Bundesrat soll Einführung des Gendersterns prüfen
Ein SP-Vorstoss fordert die Einführung des Gendersterns in der Bundesverwaltung. Ein Ja könnte weitreichende Konsequenzen haben.
Das Wichtigste in Kürze
- Ein SP-Postulat zielt darauf ab, dass die Bundesverwaltung den Genderstern einführt.
- Eine solche Praxis-Änderung hätte wohl grössere Konsequenzen.
- Kantone berufen sich in Sachen Rechtschreibung meist auf die Weisungen der Bundeskanzlei.
Für SP-Nationalrätin Céline Widmer muss es nicht unbedingt der Genderstern sein. Statt «Politiker*in» wäre offenbar auch «Politiker:in» oder «Politiker_in» in Betracht zu ziehen. Ihr Anliegen: Die Bundesverwaltung soll eine «trans-inklusive Sprache» verwenden. Dazu soll der Bundesrat einen Bericht vorlegen, bei dem es insbesondere um die Verwendung von typografischen Zeichen gehen soll.
Sprachregelung der Bundeskanzlei mit viel Einfluss
Doch dabei geht es um weitaus mehr als eine weitere Finesse im Beamtendeutsch. Denn in Sachen Rechtschreibung ist die Bundeskanzlei eine Art höchste Instanz. So legt sie in ihren Weisungen fest, dass «MeteoSchweiz» falsch sei (kein grosses «S») oder «Armee-Einsatz» bevorzugt werde (mit Bindestrich).
Auch beim Genderstern und Konsorten, zu denen die Bundeskanzlei sich genötigt sah, eine separate Weisung zu publizieren. Diese typografischen Methoden seien nicht geeignet, dem Anliegen der Inklusion gerecht zu werden, weiss die Bundeskanzlei. «Zum einen leisten sie nicht, was sie leisten sollten, und zum andern verursachen sie eine ganze Reihe von sprachlichen Problemen.» Ihr Wort gilt wortwörtlich, denn Kantone und Gemeinden übernehmen meist diese Weisungen.
Kantone berufen sich auf Bund
Kaum publiziert, zog die St. Galler Stadtregierung nach und untersagte die Verwendung des Gendersterns.

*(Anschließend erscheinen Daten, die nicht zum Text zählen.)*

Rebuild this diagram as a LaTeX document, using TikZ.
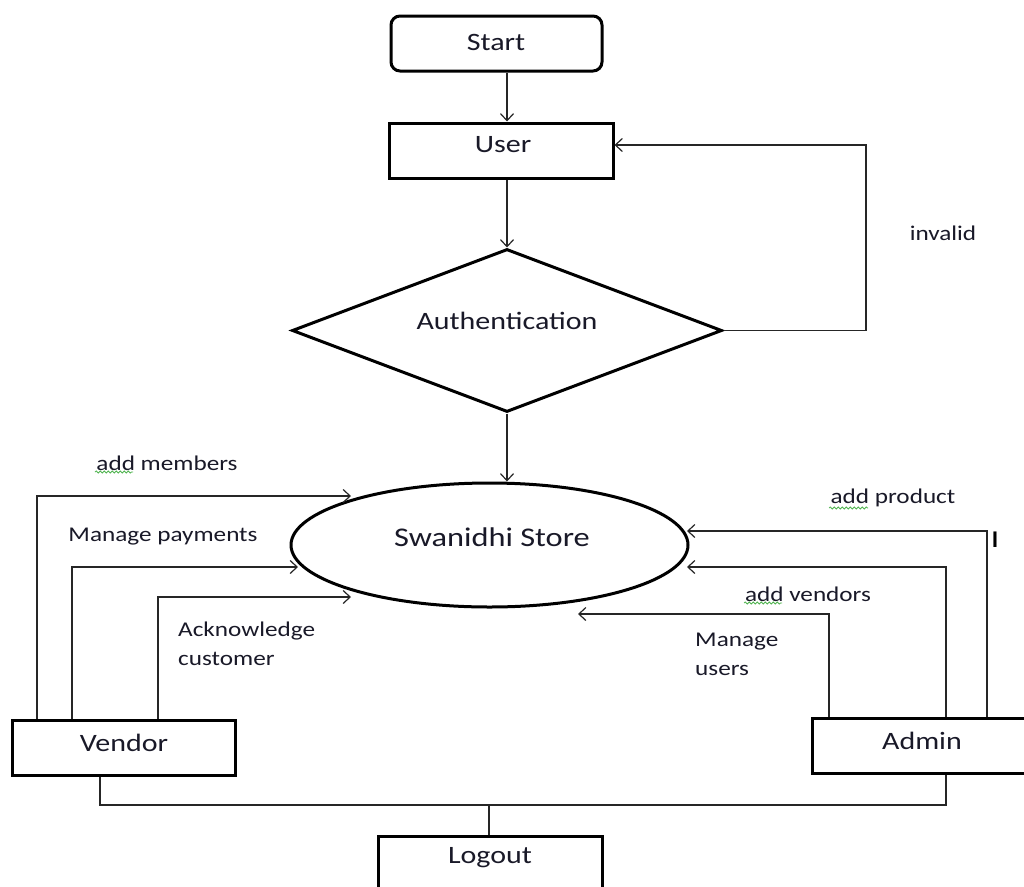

Die Aargauer Regierung verbot den Schulen ganz offiziell, den Genderstern zu verwenden. Man setze grundsätzlich auf die Linie der Bundesverwaltung.

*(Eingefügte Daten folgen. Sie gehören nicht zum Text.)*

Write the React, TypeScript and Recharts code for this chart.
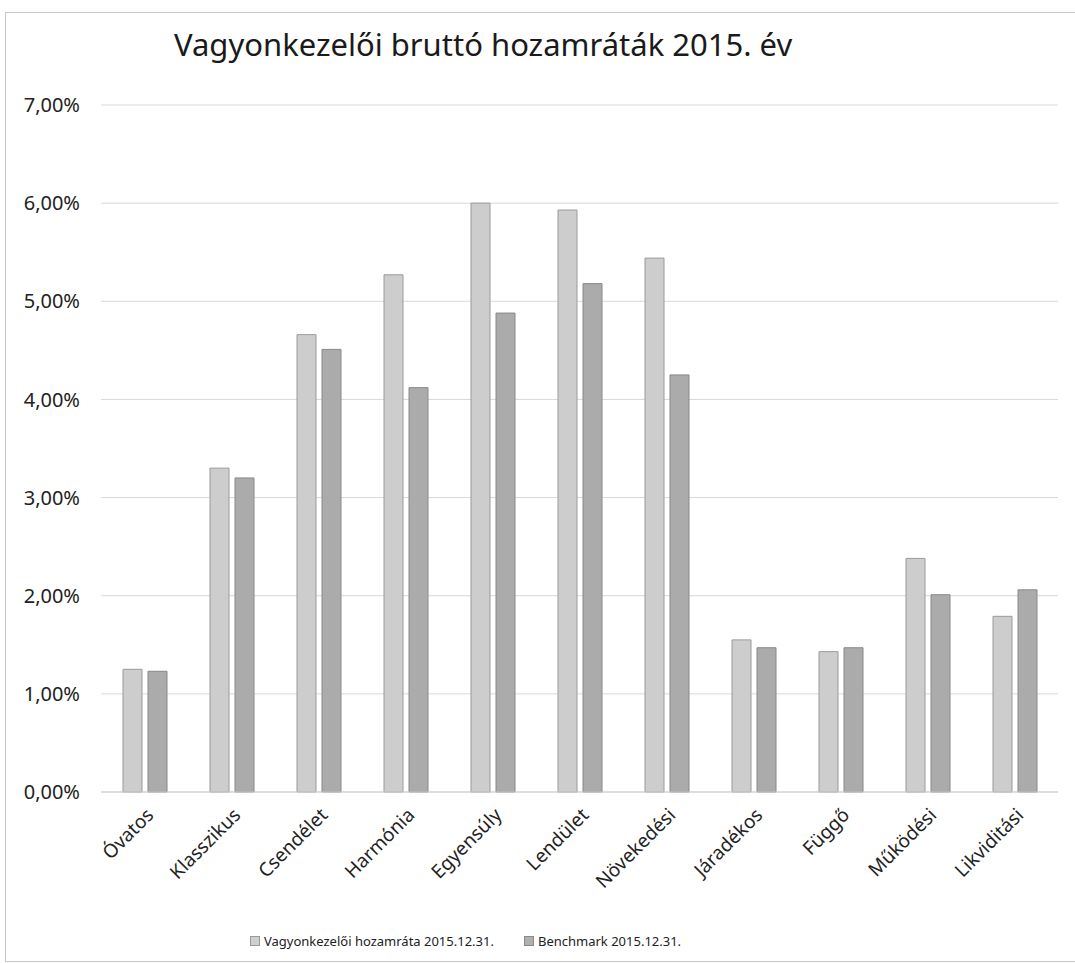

Mit der gleichen Begründung wurde auch der Thurgauer FDP-Kantonsrat David H. Bon von der Staatskanzlei gerüffelt. Er hatte in einem Kommissionsbericht von «Besucher*innen», «Vertreter*innen» und «Nutzer*innen» geschrieben. Verschiedene weitere Kantone nennen den Sprachleitfaden der Bundesverwaltung als auch für sie massgeblich.
Genderstern: Bern würde Übernahme prüfen
Indem sich die Kantone und viele Gemeinden explizit auf die Bundeskanzlei berufen, machen sie sich aber auch ein stückweit abhängig. Wenn das Postulat von Céline Widmer angenommen würde, der bundesrätliche Bericht neuen Schlussfolgerungen zieht, wäre das Signal landesweit hörbar. Man sei über das eingereichte Postulat sehr erfreut, sagt deshalb der Co-Präsident der Juso Aargau, David Sommer. Seine Partei hatte im Anschluss ans Genderstern-Verbot in Aargauer Schulen postwendend mit einer Unterschriftensammlung begonnen.
Sommer bleibt jedoch skeptisch, ob sein Kanton auf eine allfällige Anpassung aus Bundesbern reagieren würde. Auch Andreas Melchior, Kommunikations-Chef der Zürcher Staatskanzlei, dämpft die Erwartungen. Man orientiere sich an der Praxis des Bundes und verfolge die Entwicklung aufmerksam, aber: «Im Moment ist keine Praxisänderung geplant.»
Offener tönt es aus dem Kanton Bern: «Sollte die Bundesverwaltung die Regeln ändern, würde der Kanton Bern eine Übernahme prüfen.»